Although she plays an airhead character in the film - a role she chose because it wouldn't overtax her - Naomi Watts nevertheless spent the first few days onset in tears as she was still living with the intensity of the character she had just played in 21 Grams.
This was one of the first films to be shot with Panavision's AWZ2 (Anamorphic Wide-Angle Zoom) lens. At the time of filming, the lens was just a prototype; it would not be formally introduced until 2006.
Jonah Hill would perform plays at a local comedy that drew crowds. One night, the children of Dustin Hoffman stopped by and found Hill to be hilarious. Hoffman's kids told Hill, "You should meet our dad." Hill did not know that their father was the famous actor and was initially weirded out, nervously replying, "You should meet my dad." The next week, Hill was invited to dinner with the Hoffman family and was gob-smacked when he realized that he was in the home of the legendary actor. Dustin Hoffman was impressed with Hill, and asked David O. Russell if he could have a part in the film. Russell said yes.

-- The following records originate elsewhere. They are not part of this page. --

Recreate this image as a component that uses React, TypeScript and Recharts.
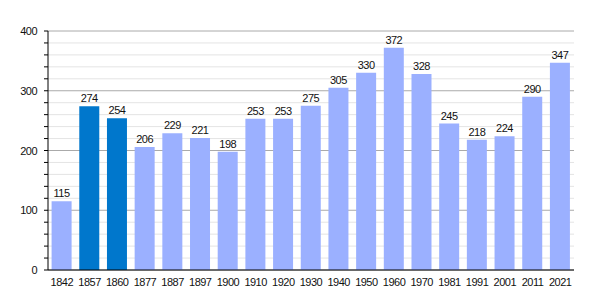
import { Bar, BarChart, CartesianGrid, Cell, LabelList, XAxis, YAxis } from "recharts";

const YEARS = ["1842", "1857", "1860", "1877", "1887", "1897", "1900", "1910", "1920", "1930", "1940", "1950", "1960", "1970", "1981", "1991", "2001", "2011", "2021"];
const POPULATION = [115, 274, 254, 206, 229, 221, 198, 253, 253, 275, 305, 330, 372, 328, 245, 218, 224, 290, 347];
const HIGHLIGHTED = ["1857", "1860"];
const Y_TICKS = [0, 20, 40, 60, 80, 100, 120, 140, 160, 180, 200, 220, 240, 260, 280, 300, 320, 340, 360, 380, 400];
const MAJOR_TICKS = [0, 100, 200, 300, 400];
const MINOR_TICKS = Y_TICKS.filter((t) => !MAJOR_TICKS.includes(t));

const LIGHT = "#9bb0ff";
const DARK = "#0077cc";
const FONT = "'Liberation Sans', Arial, sans-serif";
const TEXT_STYLE = { fontSize: 11, fill: "#111", fontFamily: FONT, letterSpacing: -0.5 };

const data = YEARS.map((year, i) => ({ year, population: POPULATION[i] }));

function YTick(props: any) {
  const { x, y, payload } = props;
  if (payload.value % 100 !== 0) return null;
  return (
    <text x={x} y={y} dy={4} textAnchor="end" style={TEXT_STYLE}>
      {payload.value}
    </text>
  );
}

export default function App() {
  return (
    <div style={{ position: "fixed", left: 0, top: 0, background: "#fff" }}>
      <BarChart
        width={600}
        height={300}
        data={data}
        margin={{ top: 31, right: 26, bottom: 0, left: 0 }}
        barCategoryGap={3.6}
      >
        <CartesianGrid vertical={false} horizontalValues={MINOR_TICKS} stroke="#e4e4e4" />
        <CartesianGrid vertical={false} horizontalValues={MAJOR_TICKS} stroke="#aaaaaa" />
        <XAxis
          dataKey="year"
          tickLine={false}
          axisLine={{ stroke: "#000" }}
          tick={TEXT_STYLE}
          tickMargin={2}
          height={30}
          interval={0}
        />
        <YAxis
          width={48}
          domain={[0, 400]}
          ticks={Y_TICKS}
          interval={0}
          tickSize={4}
          tickMargin={7}
          tickLine={{ stroke: "#000" }}
          axisLine={{ stroke: "#000" }}
          tick={<YTick />}
        />
        <Bar dataKey="population" isAnimationActive={false}>
          {data.map((d) => (
            <Cell key={d.year} fill={HIGHLIGHTED.includes(d.year) ? DARK : LIGHT} />
          ))}
          <LabelList dataKey="population" position="top" offset={4} style={TEXT_STYLE} />
        </Bar>
      </BarChart>
    </div>
  );
}
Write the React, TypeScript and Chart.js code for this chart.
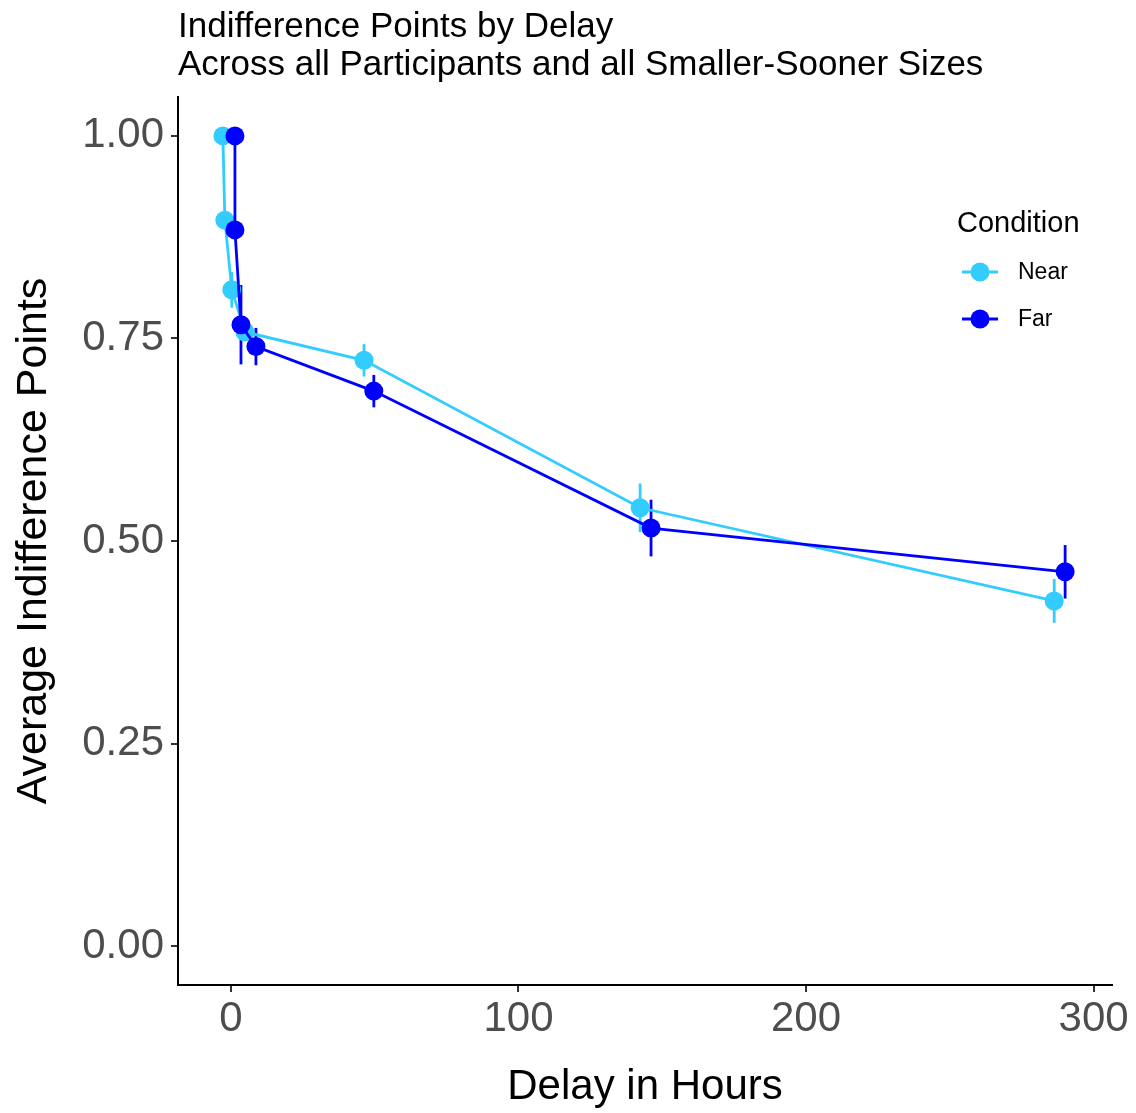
import React, { useEffect, useRef } from "react";
import { Chart, registerables } from "chart.js";

Chart.register(...registerables);

const seriesNames = ["Near", "Far"];
const nearDelay = [-2.8, -2.1, 0.3, 4.9, 46.3, 142.3, 286.3];
const nearValue = [1.0, 0.896, 0.81, 0.758, 0.723, 0.541, 0.426];
const nearError = [0.0, 0.008, 0.022, 0.01, 0.02, 0.03, 0.027];
const farDelay = [1.4, 1.4, 3.5, 8.7, 49.7, 146.1, 290.1];
const farValue = [1.0, 0.884, 0.767, 0.74, 0.685, 0.516, 0.462];
const farError = [0.0, 0.01, 0.049, 0.023, 0.02, 0.035, 0.033];
const xTickValues = [0, 100, 200, 300];
const yTickValues = [0, 0.25, 0.5, 0.75, 1.0];
const titleLines = [
  "Indifference Points by Delay",
  "Across all Participants and all Smaller-Sooner Sizes",
];
const xTitle = "Delay in Hours";
const yTitle = "Average Indifference Points";
const legendTitle = "Condition";

const NEAR_COLOR = "#33CCFF";
const FAR_COLOR = "#0000FF";
const FONT = "'Liberation Sans', Arial, sans-serif";

export default function App() {
  const ref = useRef<HTMLCanvasElement | null>(null);

  useEffect(() => {
    document.body.style.margin = "0";
    const canvas = ref.current;
    if (!canvas) return;

    const errors = [farError, nearError];

    const errorBarPlugin = {
      id: "errorBars",
      beforeDatasetsDraw(chart: any) {
        const ctx = chart.ctx;
        const xs = chart.scales.x;
        const ys = chart.scales.y;
        ctx.save();
        chart.data.datasets.forEach((ds: any, i: number) => {
          const err = errors[i];
          ctx.strokeStyle = ds.borderColor;
          ctx.lineWidth = 2.8;
          ds.data.forEach((p: any, j: number) => {
            const e = err[j];
            if (!e) return;
            const px = xs.getPixelForValue(p.x);
            ctx.beginPath();
            ctx.moveTo(px, ys.getPixelForValue(p.y - e));
            ctx.lineTo(px, ys.getPixelForValue(p.y + e));
            ctx.stroke();
          });
        });
        ctx.restore();
      },
    };

    const textPlugin = {
      id: "texts",
      afterDraw(chart: any) {
        const ctx = chart.ctx;
        const area = chart.chartArea;
        ctx.save();
        ctx.fillStyle = "#000";
        ctx.textAlign = "left";
        ctx.textBaseline = "alphabetic";
        ctx.font = `35px ${FONT}`;
        ctx.fillText(titleLines[0], area.left, 37);
        ctx.fillText(titleLines[1], area.left, 75);

        // legend
        ctx.font = `29px ${FONT}`;
        ctx.fillText(legendTitle, 957, 232);
        const items = [
          { name: seriesNames[0], color: NEAR_COLOR, y: 272 },
          { name: seriesNames[1], color: FAR_COLOR, y: 319 },
        ];
        items.forEach((it) => {
          ctx.strokeStyle = it.color;
          ctx.lineWidth = 2.8;
          ctx.beginPath();
          ctx.moveTo(962, it.y);
          ctx.lineTo(998, it.y);
          ctx.stroke();
          ctx.fillStyle = it.color;
          ctx.beginPath();
          ctx.arc(980, it.y, 9.5, 0, Math.PI * 2);
          ctx.fill();
          ctx.fillStyle = "#000";
          ctx.font = `23px ${FONT}`;
          ctx.textBaseline = "middle";
          ctx.fillText(it.name, 1018, it.y + 1);
        });
        ctx.restore();
      },
    };

    const makeData = (xs: number[], ys: number[]) =>
      xs.map((x, i) => ({ x, y: ys[i] }));

    const chart = new Chart(canvas, {
      type: "scatter",
      data: {
        datasets: [
          {
            label: seriesNames[1],
            data: makeData(farDelay, farValue),
            showLine: true,
            borderColor: FAR_COLOR,
            backgroundColor: FAR_COLOR,
            borderWidth: 2.8,
            pointRadius: 9.5,
            pointHoverRadius: 9.5,
            pointBorderWidth: 0,
            order: 0,
          },
          {
            label: seriesNames[0],
            data: makeData(nearDelay, nearValue),
            showLine: true,
            borderColor: NEAR_COLOR,
            backgroundColor: NEAR_COLOR,
            borderWidth: 2.8,
            pointRadius: 9.5,
            pointHoverRadius: 9.5,
            pointBorderWidth: 0,
            order: 1,
          },
        ],
      },
      options: {
        animation: false,
        responsive: false,
        events: [],
        layout: { padding: { top: 97, right: 24, bottom: 0, left: 0 } },
        plugins: {
          legend: { display: false },
          tooltip: { enabled: false },
          title: { display: false },
        },
        scales: {
          x: {
            type: "linear",
            min: -18.4,
            max: 306.4,
            afterFit(scale: any) {
              scale.height = 128;
            },
            afterBuildTicks(scale: any) {
              scale.ticks = xTickValues.map((v) => ({ value: v }));
            },
            ticks: {
              color: "#4D4D4D",
              font: { family: FONT, size: 42 },
              padding: 2,
              maxRotation: 0,
              callback: (v: any) => String(v),
            },
            grid: {
              drawOnChartArea: false,
              drawTicks: true,
              tickLength: 7,
              color: "#333333",
              lineWidth: 2,
            },
            border: { display: true, color: "#000", width: 2 },
            title: {
              display: true,
              text: xTitle,
              color: "#000",
              font: { family: FONT, size: 42 },
              padding: { top: 0, bottom: 0 },
            },
          },
          y: {
            type: "linear",
            min: -0.048,
            max: 1.048,
            afterFit(scale: any) {
              scale.width = 178;
            },
            afterBuildTicks(scale: any) {
              scale.ticks = yTickValues.map((v) => ({ value: v }));
            },
            ticks: {
              color: "#4D4D4D",
              font: { family: FONT, size: 42 },
              padding: 7,
              callback: (v: any) => Number(v).toFixed(2),
            },
            grid: {
              drawOnChartArea: false,
              drawTicks: true,
              tickLength: 7,
              color: "#333333",
              lineWidth: 2,
            },
            border: { display: true, color: "#000", width: 2 },
            title: {
              display: true,
              text: yTitle,
              color: "#000",
              font: { family: FONT, size: 43 },
              padding: { top: 8, bottom: 0 },
            },
          },
        },
      } as any,
      plugins: [errorBarPlugin, textPlugin],
    });

    return () => chart.destroy();
  }, []);

  return (
    <div style={{ width: 1136, height: 1113, background: "#fff" }}>
      <canvas ref={ref} width={1136} height={1113} />
    </div>
  );
}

In one scene, Tommy harangues the Open Spaces group: "You have children in your own community who are going to prison. Father Flavin doesn't have the money to help them!" The unexplained reference is to Jim Flavin, a Boston-area priest who found Mark Wahlberg selling drugs on a street corner in 1987, turned him from a life of crime, and remains Wahlberg's good friend and adviser.
The trivia item below may give away important plot points.
Naomi Watts - an Australian - plays the spokesperson for a (fictional) American supermarket chain. In the film, she is replaced by another wholesome all-American girl to represent the store....played by Isla Fisher, another Australian.